Inkrafttreten: Tag der Verkündung (8,4 %); 1.1.2025 (7,8 %).
Brexit: Lieferungen nach und von Nordirland (§ 30 UStG)
Nordirland wird für Lieferungen und innergemeinschaftliche Erwerbe nach dem 31.12.2020 – trotz Brexit - wie übriges Gemeinschaftsgebiet behandelt. Die Neuregelung stellt klar, dass USt-IDNr. mit dem Präfix „XI“ als gültige USt-IDNr. eines anderen Mitgliedstaates gelten.
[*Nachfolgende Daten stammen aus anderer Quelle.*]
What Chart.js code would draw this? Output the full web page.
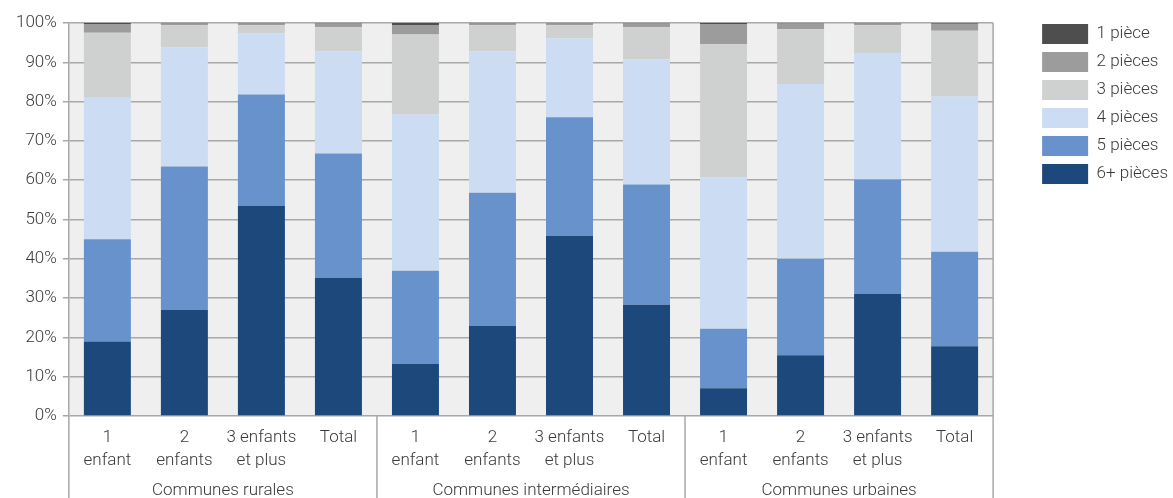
<!DOCTYPE html>
<html><head><meta charset="utf-8">
<script src="https://cdn.jsdelivr.net/npm/chart.js@4/dist/chart.umd.min.js"></script>
<style>html,body{margin:0;padding:0;background:#fff}</style>
</head><body>
<canvas id="c" width="1173" height="498"></canvas>
<script>
const groups = ["Communes rurales", "Communes intermédiaires", "Communes urbaines"];
const categories = [["1", "enfant"], ["2", "enfants"], ["3 enfants", "et plus"], ["Total"]];
const seriesNames = ["6+ pièces", "5 pièces", "4 pièces", "3 pièces", "2 pièces", "1 pièce"];
const p6 = [19.0, 27.0, 53.5, 35.2, 13.3, 22.9, 45.9, 28.3, 7.1, 15.5, 31.1, 17.8];
const p5 = [26.0, 36.5, 28.3, 31.6, 23.7, 33.9, 30.1, 30.6, 15.1, 24.5, 29.1, 24.0];
const p4 = [36.0, 30.3, 15.6, 26.0, 39.7, 36.0, 20.1, 31.8, 38.5, 44.5, 32.2, 39.5];
const p3 = [16.5, 5.6, 2.0, 6.1, 20.4, 6.6, 3.3, 8.2, 33.9, 13.9, 7.0, 16.7];
const p2 = [2.1, 0.5, 0.5, 1.0, 2.4, 0.5, 0.5, 1.0, 5.0, 1.5, 0.5, 1.8];
const p1 = [0.4, 0.1, 0.1, 0.1, 0.5, 0.1, 0.1, 0.1, 0.4, 0.1, 0.1, 0.2];
const seriesValues = [p6, p5, p4, p3, p2, p1];
const yTickValues = [0, 10, 20, 30, 40, 50, 60, 70, 80, 90, 100];
const colors = ["#1d487c", "#6892cb", "#ccdcf2", "#cfd1d0", "#9c9c9c", "#4e4e4e"];

const labels = [];
groups.forEach(() => categories.forEach(c => labels.push(c)));

const textColor = "#3a3a3a";
const lineColor = "#a8a8a8";
const fontSize = 17;
Chart.defaults.font.family = "Roboto";
Chart.defaults.font.weight = "300";
Chart.defaults.font.size = fontSize;
Chart.defaults.color = textColor;

const bgPlugin = {
  id: "plotBg",
  beforeDraw(chart) {
    const a = chart.chartArea, ctx = chart.ctx;
    ctx.save();
    ctx.fillStyle = "#efefef";
    ctx.fillRect(a.left, a.top, a.right - a.left, a.bottom - a.top);
    ctx.restore();
  }
};

const groupPlugin = {
  id: "groups",
  afterDraw(chart) {
    const x = chart.scales.x, a = chart.chartArea, ctx = chart.ctx;
    const n = categories.length;
    const half = (x.getPixelForValue(1) - x.getPixelForValue(0)) / 2;
    ctx.save();
    ctx.strokeStyle = lineColor;
    ctx.lineWidth = 1.5;
    for (let g = 0; g <= groups.length; g++) {
      const px = g < groups.length ? x.getPixelForValue(g * n) - half : x.getPixelForValue(g * n - 1) + half;
      ctx.beginPath();
      ctx.moveTo(px, g === groups.length ? a.top : a.bottom);
      ctx.lineTo(px, chart.height);
      ctx.stroke();
    }
    ctx.fillStyle = textColor;
    ctx.font = "300 " + fontSize + "px Roboto";
    ctx.textAlign = "center";
    ctx.textBaseline = "middle";
    groups.forEach((name, g) => {
      const l = x.getPixelForValue(g * n) - half;
      const r = x.getPixelForValue(g * n + n - 1) + half;
      ctx.fillText(name, (l + r) / 2, 491);
    });
    ctx.restore();
  }
};

const legendExtra = 36;
const legendShift = 41;
const legendRaise = 7;
const legendPlugin = {
  id: "legendShift",
  afterInit(chart) {
    const lg = chart.legend;
    const origFit = lg.fit.bind(lg);
    lg.fit = function () { origFit(); this.width += legendExtra; };
  },
  afterLayout(chart) {
    const lg = chart.legend;
    lg.left += legendShift;
    lg.right += legendShift;
    lg.top -= legendRaise;
    lg.bottom -= legendRaise;
  }
};

new Chart(document.getElementById("c"), {
  type: "bar",
  data: {
    labels: labels,
    datasets: seriesNames.map((name, i) => ({
      label: name,
      data: seriesValues[i],
      backgroundColor: colors[i],
      borderWidth: 0,
      barPercentage: 0.61,
      categoryPercentage: 1.0
    }))
  },
  options: {
    responsive: false,
    devicePixelRatio: 1,
    animation: false,
    layout: { padding: { top: 23, left: 10, right: 0, bottom: 16 } },
    plugins: {
      legend: {
        position: "right",
        align: "start",
        reverse: true,
        labels: { boxWidth: 46, boxHeight: 20, padding: 8, color: textColor, font: { size: fontSize, weight: "300" } }
      },
      tooltip: { enabled: false }
    },
    scales: {
      x: {
        stacked: true,
        grid: { display: false, drawTicks: false },
        border: { display: false },
        ticks: { autoSkip: false, maxRotation: 0, padding: 10, font: { size: fontSize, lineHeight: 1.35 }, color: textColor }
      },
      y: {
        stacked: true,
        min: 0, max: 100,
        afterBuildTicks(scale) { scale.ticks = yTickValues.map(v => ({ value: v })); },
        grid: { color: lineColor, lineWidth: 1.5, tickLength: 6 },
        border: { color: lineColor, width: 1.5 },
        ticks: { padding: 6, callback: v => v + "%", font: { size: fontSize }, color: textColor }
      }
    }
  },
  plugins: [bgPlugin, groupPlugin, legendPlugin]
});
</script>
</body></html>
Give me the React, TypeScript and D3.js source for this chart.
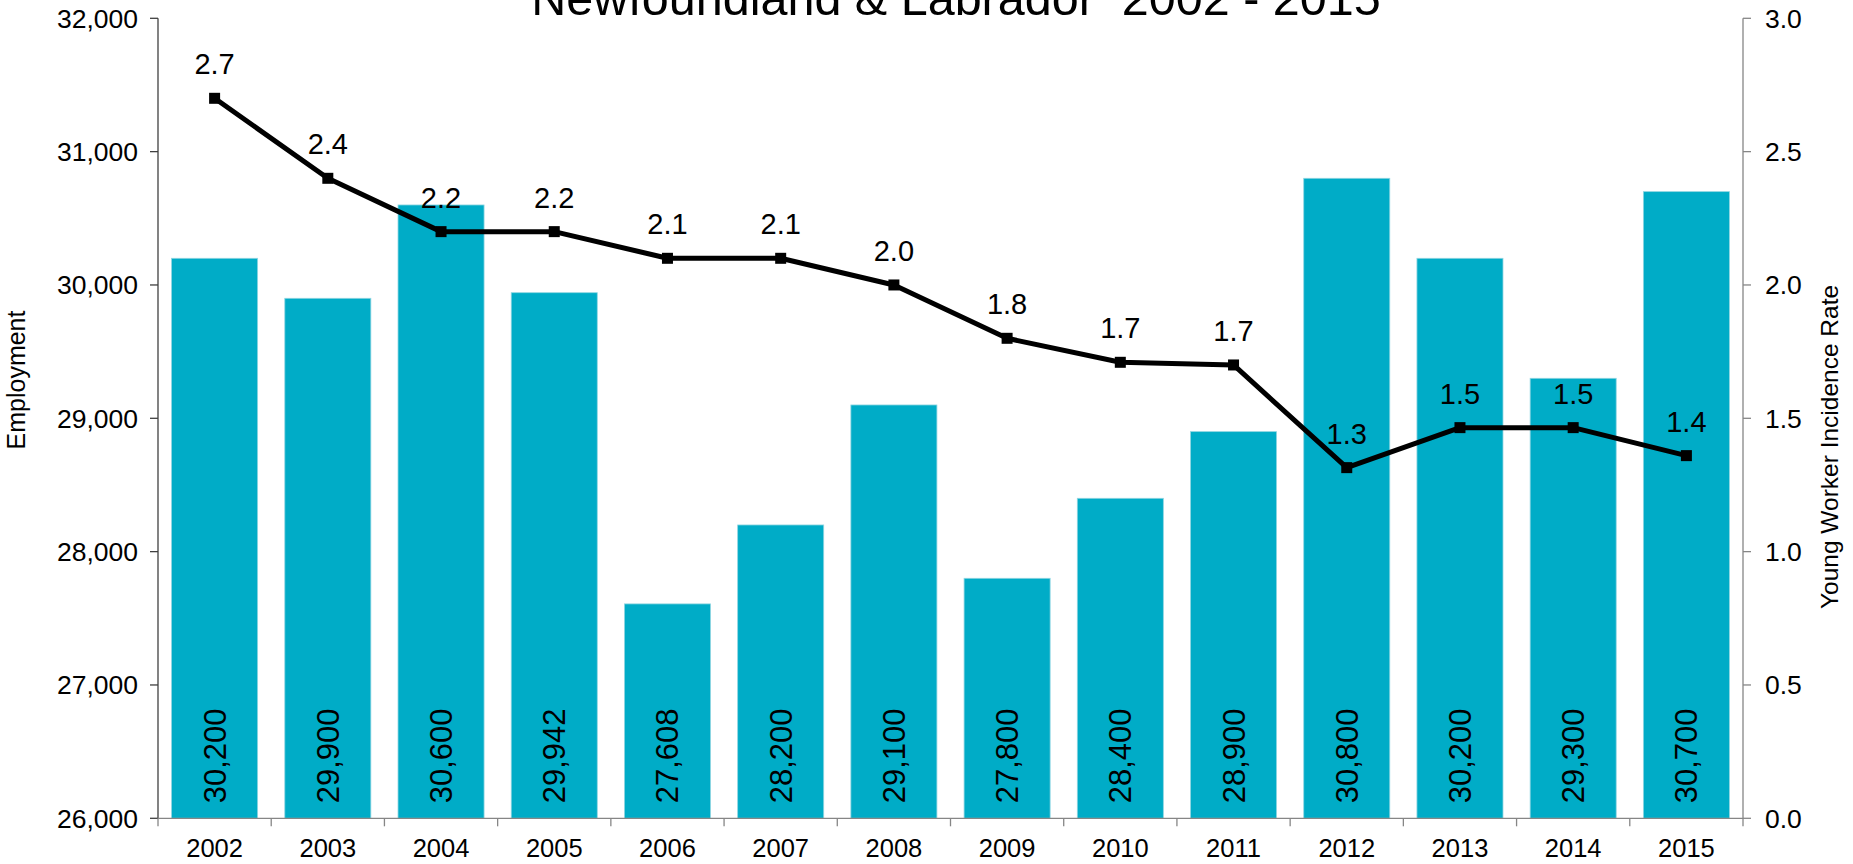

Inkrafttreten: Tag der Verkündung
Fazit
Sicherlich handelt es sich „nur“ um einen Entwurf. Da viele der Regelungen jedoch dazu dienen geltende EU-Vorgaben sowie die aktuelle Rechtsprechung umzusetzen, ist davon auszugehen, dass es in diese Richtung gehen wird. Insofern lohnt es sich für Betroffene sich schon frühzeitig mit der Thematik auseinanderzusetzen, da die Änderungen durchaus grundlegend sind.